新型コロナウイルスのワクチンを開発したアメリカの製薬企業、モデルナのバンセルCEOがNHKのインタビューに応じ、近く、オミクロン株の「BA.5」に対応する成分を含むワクチンの承認申請を行う方針を示すとともに、将来的には、コロナとインフルエンザなどに一度で対応できるワクチンの開発を進めていると述べました。

モデルナのステファン・バンセルCEOは14日、東京都内でNHKのインタビューに応じました。

この中でバンセルCEOは、オミクロン株の「BA.5」に対応する成分を含むワクチンについて、準備が整い次第、日本での承認申請を行う方針を示したほか、新型コロナのワクチンに使われているのと同様、メッセンジャーRNA(mRNA)を使ったインフルエンザのワクチンについて来年の実用化を想定していると述べました。

そして、インフルエンザのワクチンについて「メッセンジャーRNAの技術を使うと2か月で製造できるため、春から夏にかけて日本の当局と話し合って、どのタイプのウイルスに対応するのか検討し、必要性に基づいてワクチンを作ることができる」と述べ、実際に流行する可能性が高いタイプを確認したうえで効果の高いワクチンを供給できると説明しました。

さらに、バンセルCEOは「呼吸器感染症のウイルスは多くあるので、ワクチンも多くの人にとって便利で、シンプルなようにしたいと考えている」と述べ、一度に新型コロナとインフルエンザ、それに、子どもに多い「RSウイルス感染症」の3つの感染症に対応するワクチンの開発を進めていることを明らかにしました。

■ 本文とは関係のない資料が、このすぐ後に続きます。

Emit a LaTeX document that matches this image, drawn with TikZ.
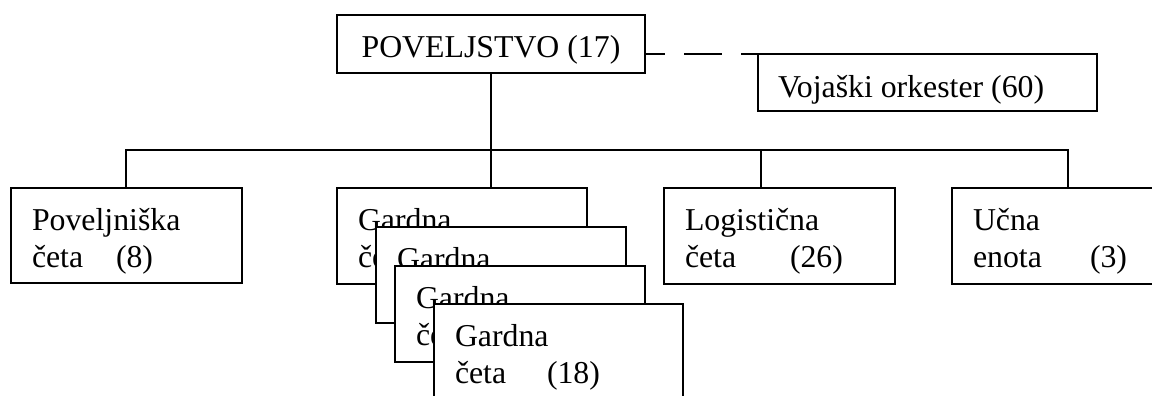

また、バンセルCEOはワクチン開発だけでなく、さまざまな病気の治療に技術を生かすため、研究者が遺伝子の情報に基づいて設計したメッセンジャーRNAを、モデルナが合成して提供する計画を始めているとしたうえで、日本の大学や研究機関と連携する考えを示し「専門家の深い知見を私たちの技術と組み合わせることで、よりよいものを提供したい。日本とモデルナが協力し、新しいテクノロジーを開発して世界中に届けたい」と述べました。